(Source records)
◇ ◇ ◇
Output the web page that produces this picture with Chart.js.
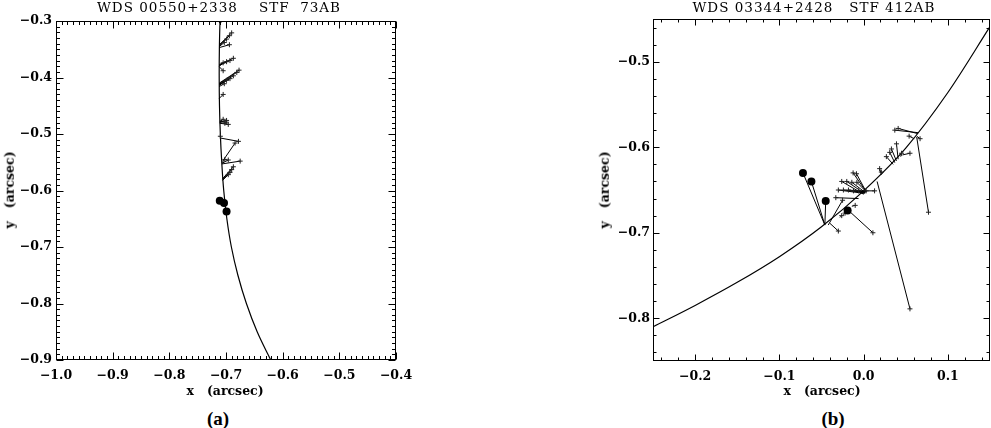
<!DOCTYPE html>
<html><head><meta charset="utf-8">
<script src="https://cdn.jsdelivr.net/npm/chart.js@4.4.0/dist/chart.umd.min.js"></script>
<style>
html,body{margin:0;padding:0;background:#fff;width:991px;height:428px;overflow:hidden;position:relative}
.box{position:absolute}
.t{position:absolute;white-space:pre;color:#000;line-height:1;transform:translate(-50%,-50%)}
.ttl{font-family:'DejaVu Serif';font-size:13.5px;letter-spacing:1px}
.ax{font-family:'DejaVu Serif';font-weight:bold;font-size:12.5px}
.rot{transform:translate(-50%,-50%) rotate(-90deg)}
.cap{font-family:'Liberation Serif';font-weight:bold;font-size:19px}
</style></head><body>
<div class="box" style="left:0;top:0;width:430px;height:400px"><canvas id="ca"></canvas></div>
<div class="box" style="left:560px;top:0;width:431px;height:400px"><canvas id="cb"></canvas></div>
<div class="t ttl" style="left:219px;top:8px">WDS 00550+2338    STF  73AB</div>
<div class="t ttl" style="left:814px;top:8px">WDS 03344+2428   STF 412AB</div>
<div class="t ax" style="left:225px;top:391px">x   (arcsec)</div>
<div class="t ax" style="left:822px;top:391px">x   (arcsec)</div>
<div class="t ax rot" style="left:10px;top:190px">y   (arcsec)</div>
<div class="t ax rot" style="left:605px;top:190px">y   (arcsec)</div>
<div class="t cap" style="left:218px;top:418px">(a)</div>
<div class="t cap" style="left:833px;top:418px">(b)</div>
<script>
// ---------- Panel (a): WDS 00550+2338 STF 73AB ----------
const aXTicks = [-1.0, -0.9, -0.8, -0.7, -0.6, -0.5, -0.4];
const aYTicks = [-0.9, -0.8, -0.7, -0.6, -0.5, -0.4, -0.3];
const aOrbitX = [-0.7095, -0.7105, -0.7117, -0.7120, -0.7115, -0.7100, -0.7075, -0.7040, -0.6985, -0.6905, -0.6790, -0.6640, -0.6450, -0.6210, -0.6160];
const aOrbitY = [-0.29, -0.30, -0.35, -0.40, -0.45, -0.50, -0.55, -0.60, -0.65, -0.70, -0.75, -0.80, -0.85, -0.90, -0.91];
const aObsX  = [-0.690, -0.694, -0.699, -0.703, -0.694, -0.687, -0.693, -0.699, -0.705, -0.705, -0.677, -0.681, -0.687, -0.693, -0.699, -0.703, -0.705, -0.705, -0.699, -0.702, -0.696, -0.700, -0.710, -0.678, -0.684, -0.702, -0.696, -0.675, -0.687, -0.690, -0.693, -0.696, -0.716, -0.705];
const aObsY  = [-0.321, -0.326, -0.332, -0.338, -0.342, -0.366, -0.370, -0.372, -0.374, -0.388, -0.387, -0.391, -0.397, -0.402, -0.405, -0.411, -0.430, -0.474, -0.476, -0.481, -0.483, -0.479, -0.504, -0.513, -0.516, -0.545, -0.546, -0.548, -0.558, -0.563, -0.568, -0.572, -0.297, -0.296];
const aCalcX = [-0.7117, -0.7117, -0.7117, -0.7117, -0.7117, -0.7119, -0.7119, -0.7119, -0.7119, -0.7119, -0.7120, -0.7120, -0.7120, -0.7120, -0.7120, -0.7120, -0.7119, -0.7110, -0.7110, -0.7110, -0.7110, -0.7110, -0.7098, -0.7106, -0.7058, -0.7072, -0.7072, -0.7072, -0.7060, -0.7060, -0.7060, -0.7060, -0.7105, -0.7105];
const aCalcY = [-0.342, -0.343, -0.344, -0.345, -0.347, -0.377, -0.378, -0.379, -0.380, -0.381, -0.410, -0.411, -0.412, -0.413, -0.414, -0.416, -0.437, -0.478, -0.479, -0.480, -0.481, -0.477, -0.506, -0.507, -0.548, -0.551, -0.552, -0.553, -0.579, -0.580, -0.581, -0.582, -0.304, -0.305];
const aDotX = [-0.711, -0.7035, -0.699];
const aDotY = [-0.618, -0.622, -0.637];

// ---------- Panel (b): WDS 03344+2428 STF 412AB ----------
const bXTicks = [-0.2, -0.1, 0.0, 0.1];
const bYTicks = [-0.8, -0.7, -0.6, -0.5];
const bOrbitX = [-0.25, -0.20, -0.15, -0.10, -0.05, 0.00, 0.05, 0.10, 0.15];
const bOrbitY = [-0.810, -0.785, -0.758, -0.728, -0.693, -0.651, -0.601, -0.536, -0.459];
const bObsX  = [-0.0125, -0.0085, -0.026, -0.020, -0.014, -0.008, -0.030, -0.024, -0.018, -0.012, -0.006, 0.003, 0.013, -0.033, -0.030, 0.011, -0.025, -0.010, -0.026, -0.022, 0.019, 0.021, 0.027, 0.031, 0.033, 0.039, 0.045, 0.055, 0.037, 0.041, 0.054, 0.067, 0.077, 0.055];
const bObsY  = [-0.630, -0.631, -0.640, -0.640, -0.641, -0.641, -0.650, -0.650, -0.650, -0.651, -0.651, -0.651, -0.651, -0.659, -0.698, -0.700, -0.662, -0.668, -0.680, -0.677, -0.625, -0.629, -0.611, -0.606, -0.602, -0.596, -0.607, -0.607, -0.580, -0.578, -0.587, -0.590, -0.676, -0.789];
const bCalcX = [0.003, 0.003, 0.000, 0.001, 0.002, 0.003, 0.001, 0.002, 0.003, 0.003, 0.004, 0.004, 0.004, -0.006, -0.040, -0.019, -0.042, -0.014, -0.028, -0.024, 0.021, 0.022, 0.035, 0.037, 0.039, 0.041, 0.044, 0.046, 0.065, 0.064, 0.060, 0.063, 0.063, 0.016];
const bCalcY = [-0.652, -0.652, -0.655, -0.654, -0.653, -0.652, -0.654, -0.653, -0.652, -0.652, -0.651, -0.651, -0.651, -0.660, -0.689, -0.673, -0.691, -0.669, -0.682, -0.679, -0.632, -0.631, -0.620, -0.618, -0.616, -0.614, -0.611, -0.609, -0.583, -0.584, -0.590, -0.587, -0.588, -0.640];
const bDotX = [-0.072, -0.062, -0.045, -0.019];
const bDotY = [-0.630, -0.640, -0.663, -0.674];
const bDotCalcX = [-0.046, -0.046, -0.046, -0.018];
const bDotCalcY = [-0.691, -0.691, -0.691, -0.671];

const fmt = v => (Math.abs(v) < 1e-9 ? '0.0' : Number(v).toFixed(1)).replace('-', '\u2212');

const frameTicks = {
  id: 'frameTicks',
  afterDatasetsDraw(chart, args, o) {
    const { ctx, chartArea: a, scales } = chart;
    const L = Math.round(a.left) + 0.5, R = Math.round(a.right) - 0.5, T = Math.round(a.top) + 0.5, B = Math.round(a.bottom) - 0.5;
    ctx.save();
    ctx.strokeStyle = '#000'; ctx.lineWidth = 1;
    ctx.beginPath();
    const isMaj = (v, arr, st) => arr.some(t => Math.abs(t - v) < st / 10);
    const sx = scales.x, sy = scales.y;
    for (let i = Math.ceil(sx.min / o.minor - 1e-6); i <= Math.floor(sx.max / o.minor + 1e-6); i++) {
      const v = i * o.minor; const p = Math.round(sx.getPixelForValue(v)) + 0.5;
      const len = isMaj(v, o.xMajor, o.minor) ? o.majLen : o.minLen;
      ctx.moveTo(p, B); ctx.lineTo(p, B - len);
      ctx.moveTo(p, T); ctx.lineTo(p, T + len);
    }
    for (let i = Math.ceil(sy.min / o.minor - 1e-6); i <= Math.floor(sy.max / o.minor + 1e-6); i++) {
      const v = i * o.minor; const p = Math.round(sy.getPixelForValue(v)) + 0.5;
      const len = isMaj(v, o.yMajor, o.minor) ? o.majLen : o.minLen;
      ctx.moveTo(L, p); ctx.lineTo(L + len, p);
      ctx.moveTo(R, p); ctx.lineTo(R - len, p);
    }
    ctx.stroke();
    ctx.strokeRect(L, T, R - L, B - T);
    ctx.restore();
  }
};

function buildDatasets(orbX, orbY, obsX, obsY, calcX, calcY, dotX, dotY, dotCX, dotCY, crossR, dotR, interp) {
  const ds = [];
  ds.push({ data: orbX.map((x, i) => ({ x, y: orbY[i] })), showLine: true, borderColor: '#000', borderWidth: 1.2, pointRadius: 0, tension: 0.4, cubicInterpolationMode: interp, order: 2 });
  obsX.forEach((x, i) => ds.push({ data: [{ x, y: obsY[i] }, { x: calcX[i], y: calcY[i] }], showLine: true, borderColor: '#000', borderWidth: 1, pointRadius: 0, tension: 0, order: 3 }));
  if (dotCX) dotX.forEach((x, i) => ds.push({ data: [{ x, y: dotY[i] }, { x: dotCX[i], y: dotCY[i] }], showLine: true, borderColor: '#000', borderWidth: 1, pointRadius: 0, tension: 0, order: 3 }));
  ds.push({ data: obsX.map((x, i) => ({ x, y: obsY[i] })), showLine: false, pointStyle: 'cross', pointRadius: crossR, borderColor: '#222', pointBorderWidth: 1, borderWidth: 1, order: 1 });
  ds.push({ data: dotX.map((x, i) => ({ x, y: dotY[i] })), showLine: false, pointStyle: 'circle', pointRadius: dotR, backgroundColor: '#000', borderColor: '#000', borderWidth: 0, order: 0 });
  return ds;
}

function makeChart(id, datasets, xr, yr, xt, yt, yW, xH, pad, tickPadY, minor, majLen, minLen) {
  const font = { family: 'DejaVu Serif', weight: 'bold', size: 12.5 };
  return new Chart(document.getElementById(id), {
    type: 'scatter',
    data: { datasets },
    options: {
      responsive: true, maintainAspectRatio: false, animation: false, events: [],
      layout: { padding: pad, autoPadding: false },
      plugins: { legend: { display: false }, tooltip: { enabled: false }, title: { display: false },
        frameTicks: { minor, majLen, minLen, xMajor: xt, yMajor: yt } },
      scales: {
        x: { type: 'linear', position: 'bottom', min: xr[0], max: xr[1],
          afterBuildTicks: s => { s.ticks = xt.map(v => ({ value: v })); },
          afterFit: s => { s.height = xH; },
          ticks: { callback: fmt, color: '#000', font, padding: 8, maxRotation: 0, autoSkip: false },
          grid: { display: false, drawTicks: false }, border: { display: false } },
        y: { type: 'linear', position: 'left', min: yr[0], max: yr[1],
          afterBuildTicks: s => { s.ticks = yt.map(v => ({ value: v })); },
          afterFit: s => { s.width = yW; },
          ticks: { callback: fmt, color: '#000', font, padding: tickPadY, autoSkip: false },
          grid: { display: false, drawTicks: false }, border: { display: false } }
      }
    },
    plugins: [frameTicks]
  });
}

makeChart('ca',
  buildDatasets(aOrbitX, aOrbitY, aObsX, aObsY, aCalcX, aCalcY, aDotX, aDotY, null, null, 2.5, 4, 'default'),
  [-1.0, -0.4], [-0.9, -0.3], aXTicks, aYTicks, 56, 40, { left: 0, top: 21, right: 34, bottom: 0 }, 4, 0.01, 7, 3.5);

makeChart('cb',
  buildDatasets(bOrbitX, bOrbitY, bObsX, bObsY, bCalcX, bCalcY, bDotX, bDotY, bDotCalcX, bDotCalcY, 2.5, 4, 'monotone'),
  [-0.25, 0.15], [-0.85, -0.45], bXTicks, bYTicks, 93, 39, { left: 0, top: 19, right: 1, bottom: 0 }, 3, 0.02, 6, 3);
</script>
</body></html>
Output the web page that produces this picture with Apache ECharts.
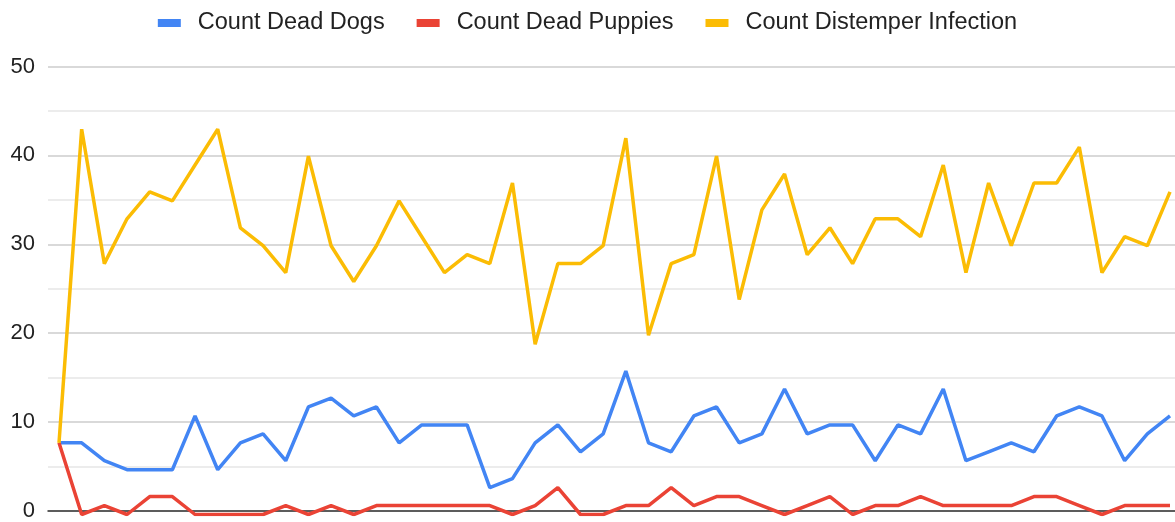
<!DOCTYPE html>
<html>
<head>
<meta charset="utf-8">
<script src="https://cdn.jsdelivr.net/npm/echarts@6/dist/echarts.min.js"></script>
<style>
html,body{margin:0;padding:0;background:#fff;}
#chart{width:1175px;height:522px;}
</style>
</head>
<body>
<div id="chart"></div>
<script>
const categories = ['1','2','3','4','5','6','7','8','9','10','11','12','13','14','15','16','17','18','19','20','21','22','23','24','25','26','27','28','29','30','31','32','33','34','35','36','37','38','39','40','41','42','43','44','45','46','47','48','49','50'];
const deadDogs = [8,8,6,5,5,5,11,5,8,9,6,12,13,11,12,8,10,10,10,3,4,8,10,7,9,16,8,7,11,12,8,9,14,9,10,10,6,10,9,14,6,7,8,7,11,12,11,6,9,11];
const deadPuppies = [8,0,1,0,2,2,0,0,0,0,1,0,1,0,1,1,1,1,1,1,0,1,3,0,0,1,1,3,1,2,2,1,0,1,2,0,1,1,2,1,1,1,1,2,2,1,0,1,1,1];
const distemper = [8,43,28,33,36,35,39,43,32,30,27,40,30,26,30,35,31,27,29,28,37,19,28,28,30,42,20,28,29,40,24,34,38,29,32,28,33,33,31,39,27,37,30,37,37,41,27,31,30,36];
const seriesNames = ['Count Dead Dogs','Count Dead Puppies','Count Distemper Infection'];
const seriesColors = ['#4285F4','#EA4335','#FBBC04'];
const yTicks = {min:0, max:50, interval:10};

const fontFam = "'Liberation Sans', Arial, sans-serif";
const chart = echarts.init(document.getElementById('chart'));
const dataSets = [deadDogs, deadPuppies, distemper];
chart.setOption({
  animation:false,
  color: seriesColors,
  legend:{
    top:6, left:'center',
    icon:'rect', itemWidth:23, itemHeight:8, itemGap:32,
    textStyle:{fontSize:23.5, color:'#222', fontFamily:fontFam, padding:[0,0,0,12]},
    data: seriesNames
  },
  grid:[
    {left:48, right:0, top:66.5, bottom:7.5},
    {left:59, right:5, top:66.5, bottom:7.5}
  ],
  xAxis:[
    {gridIndex:0, type:'value', min:0, max:1, axisLabel:{show:false}, axisTick:{show:false}, splitLine:{show:false},
     axisLine:{show:true, lineStyle:{color:'#333', width:1.5}}},
    {gridIndex:1, type:'category', data:categories, boundaryGap:false, show:false}
  ],
  yAxis:[
    {gridIndex:0, type:'value', min:yTicks.min, max:yTicks.max, interval:yTicks.interval,
     axisLine:{show:false}, axisTick:{show:false},
     axisLabel:{fontSize:22, color:'#222', fontFamily:fontFam, margin:13},
     splitLine:{show:true, lineStyle:{color:'#cccccc', width:1.5}},
     minorTick:{show:false, splitNumber:2},
     minorSplitLine:{show:true, lineStyle:{color:'#e6e6e6', width:1.5}}},
    {gridIndex:1, type:'value', min:yTicks.min, max:yTicks.max, show:false, splitLine:{show:false}}
  ],
  series: seriesNames.map((n,i)=>({
    name:n, type:'line', xAxisIndex:1, yAxisIndex:1,
    data:dataSets[i], symbol:'none', showSymbol:false,
    lineStyle:{width:3.5, color:seriesColors[i]},
    itemStyle:{color:seriesColors[i]}
  }))
});
</script>
</body>
</html>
◇ ◇ ◇
● Work required
Return nothing except the number of lines that include the string "picture".

● Response
2